Divina, a member of the Aegis Jvris fraternity, said he did not know of Castillo's death until it came out in the news.
He said their faculty secretary received a report regarding the death of a student on Sunday afternoon. By evening, their only confirmed information was that the student's name was Castillo.
"We did check further, but unfortunately, the offices are closed. I asked the secretary to get the full name and the address so we can reach out to the parents, but those data were not available," he said.
Divina said the school has put up an independent committee to investigate, as he noted that the fraternity was "required to inform school authorities if they will do hazing," but no such notice was submitted to UST.
"If there was hazing and no notice was given to the school authorities is a violation of the law," he said.
MULLING RESIGNATION FROM THE FRAT
After he was thrust into the limelight due to the fatal hazing, Divina said he is "seriously considering" resigning from the fraternity.
"It's contrary to what I believe in, contrary to what I stand for. I'm a man of peace, I'm against violence, I attend mass everyday. I'm thinking seriously of resigning to express my feelings, my stand against violence," he said.
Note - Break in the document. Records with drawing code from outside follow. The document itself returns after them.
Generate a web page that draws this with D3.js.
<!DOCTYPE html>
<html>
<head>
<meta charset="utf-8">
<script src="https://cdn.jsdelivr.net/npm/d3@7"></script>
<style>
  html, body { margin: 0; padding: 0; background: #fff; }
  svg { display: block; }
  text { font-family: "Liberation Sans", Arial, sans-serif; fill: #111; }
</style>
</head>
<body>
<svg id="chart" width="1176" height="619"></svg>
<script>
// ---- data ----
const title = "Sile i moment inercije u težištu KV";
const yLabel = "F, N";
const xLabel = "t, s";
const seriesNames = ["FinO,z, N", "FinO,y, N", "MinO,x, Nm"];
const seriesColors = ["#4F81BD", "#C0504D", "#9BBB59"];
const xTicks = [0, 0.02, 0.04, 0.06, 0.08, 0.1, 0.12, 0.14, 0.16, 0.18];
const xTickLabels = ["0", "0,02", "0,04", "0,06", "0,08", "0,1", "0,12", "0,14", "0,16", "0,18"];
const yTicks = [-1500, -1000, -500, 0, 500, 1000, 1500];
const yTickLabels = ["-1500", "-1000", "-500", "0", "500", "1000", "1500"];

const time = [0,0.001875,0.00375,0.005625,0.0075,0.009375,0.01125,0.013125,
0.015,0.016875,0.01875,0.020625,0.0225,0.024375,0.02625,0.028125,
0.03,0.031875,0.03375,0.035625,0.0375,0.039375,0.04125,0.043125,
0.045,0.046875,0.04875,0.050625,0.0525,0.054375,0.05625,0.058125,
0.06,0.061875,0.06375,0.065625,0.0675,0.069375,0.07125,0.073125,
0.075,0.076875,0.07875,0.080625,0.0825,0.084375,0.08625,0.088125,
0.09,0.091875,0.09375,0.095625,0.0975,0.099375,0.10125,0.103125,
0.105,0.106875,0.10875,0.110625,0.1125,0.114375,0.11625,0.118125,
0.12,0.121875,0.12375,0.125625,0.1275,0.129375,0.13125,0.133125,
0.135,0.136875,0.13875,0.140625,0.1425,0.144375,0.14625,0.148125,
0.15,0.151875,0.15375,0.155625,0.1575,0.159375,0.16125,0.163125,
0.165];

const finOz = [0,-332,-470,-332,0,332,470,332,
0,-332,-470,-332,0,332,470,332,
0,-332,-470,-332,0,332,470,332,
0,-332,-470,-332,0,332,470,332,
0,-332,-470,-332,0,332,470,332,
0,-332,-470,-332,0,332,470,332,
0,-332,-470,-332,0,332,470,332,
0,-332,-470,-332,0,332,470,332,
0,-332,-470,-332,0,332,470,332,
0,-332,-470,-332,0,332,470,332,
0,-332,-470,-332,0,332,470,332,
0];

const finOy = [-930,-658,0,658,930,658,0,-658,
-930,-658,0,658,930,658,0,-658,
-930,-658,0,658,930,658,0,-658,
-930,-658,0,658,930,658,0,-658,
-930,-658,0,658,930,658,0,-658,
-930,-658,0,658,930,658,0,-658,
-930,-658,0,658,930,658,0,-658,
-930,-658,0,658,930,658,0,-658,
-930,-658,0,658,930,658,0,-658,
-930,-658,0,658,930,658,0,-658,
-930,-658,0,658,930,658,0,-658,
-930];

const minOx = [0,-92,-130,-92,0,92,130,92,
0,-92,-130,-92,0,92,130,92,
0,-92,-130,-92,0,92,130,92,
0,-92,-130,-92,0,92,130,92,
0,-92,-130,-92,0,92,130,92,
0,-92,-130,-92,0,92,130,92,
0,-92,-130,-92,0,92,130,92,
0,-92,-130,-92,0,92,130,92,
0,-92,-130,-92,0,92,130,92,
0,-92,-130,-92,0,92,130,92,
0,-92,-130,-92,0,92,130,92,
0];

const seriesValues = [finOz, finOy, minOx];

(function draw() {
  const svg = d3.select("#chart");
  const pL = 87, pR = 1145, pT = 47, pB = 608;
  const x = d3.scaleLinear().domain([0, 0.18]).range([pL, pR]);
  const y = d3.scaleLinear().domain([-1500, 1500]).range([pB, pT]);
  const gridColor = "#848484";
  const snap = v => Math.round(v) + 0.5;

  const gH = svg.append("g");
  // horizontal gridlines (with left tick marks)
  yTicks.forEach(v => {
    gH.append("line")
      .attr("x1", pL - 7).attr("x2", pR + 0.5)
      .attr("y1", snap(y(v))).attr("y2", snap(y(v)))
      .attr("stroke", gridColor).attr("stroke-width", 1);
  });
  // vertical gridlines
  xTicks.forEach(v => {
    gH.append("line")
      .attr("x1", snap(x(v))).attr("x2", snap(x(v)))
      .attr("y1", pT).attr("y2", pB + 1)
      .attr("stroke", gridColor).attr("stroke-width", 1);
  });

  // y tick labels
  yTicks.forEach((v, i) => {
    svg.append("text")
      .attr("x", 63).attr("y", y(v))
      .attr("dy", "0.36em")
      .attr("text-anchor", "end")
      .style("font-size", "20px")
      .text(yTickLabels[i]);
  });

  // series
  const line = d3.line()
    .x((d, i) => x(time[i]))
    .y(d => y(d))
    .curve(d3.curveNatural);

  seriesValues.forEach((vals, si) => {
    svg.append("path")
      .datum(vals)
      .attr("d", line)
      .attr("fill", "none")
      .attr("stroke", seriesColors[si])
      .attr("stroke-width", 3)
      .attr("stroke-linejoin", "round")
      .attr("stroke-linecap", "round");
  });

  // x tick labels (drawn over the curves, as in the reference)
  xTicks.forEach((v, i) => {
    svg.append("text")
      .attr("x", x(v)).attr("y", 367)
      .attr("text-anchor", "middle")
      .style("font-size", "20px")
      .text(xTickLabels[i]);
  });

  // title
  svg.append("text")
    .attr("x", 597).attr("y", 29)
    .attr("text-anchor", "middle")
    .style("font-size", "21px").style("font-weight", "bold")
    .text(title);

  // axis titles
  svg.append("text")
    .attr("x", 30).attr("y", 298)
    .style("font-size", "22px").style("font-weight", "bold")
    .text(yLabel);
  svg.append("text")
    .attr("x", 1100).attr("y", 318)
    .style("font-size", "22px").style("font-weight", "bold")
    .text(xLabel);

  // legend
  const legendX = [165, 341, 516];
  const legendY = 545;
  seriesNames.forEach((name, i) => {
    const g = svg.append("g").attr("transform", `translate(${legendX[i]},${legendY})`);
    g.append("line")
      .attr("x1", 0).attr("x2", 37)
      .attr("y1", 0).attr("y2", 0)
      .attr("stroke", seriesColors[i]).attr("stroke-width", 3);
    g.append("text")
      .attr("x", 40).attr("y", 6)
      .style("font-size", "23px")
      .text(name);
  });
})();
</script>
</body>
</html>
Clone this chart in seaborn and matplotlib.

But Divina, claiming he has received overwhelming support from his peers and administrators, did not categorically answer if he will step down from being the dean of the law school.
"I am committed to helping the barristers to do well to do well in the bar examinations. I am committed to helping the students graduate law," he said.
"You can ask around and I am confident that I have the support of the students, the faculty, and the administration. What makes me cry (were) not the challenges, the difficulties, but the overwhelming support that I see from students, faculty, former students, incumbent students," he added.
The Senate and the House of Representatives have begun their legislative probe into Castillo's death as they look to amend or repeal the Anti-Hazing Law of 1995. Preliminary investigation hearings on the case were also set on October 4 and 9.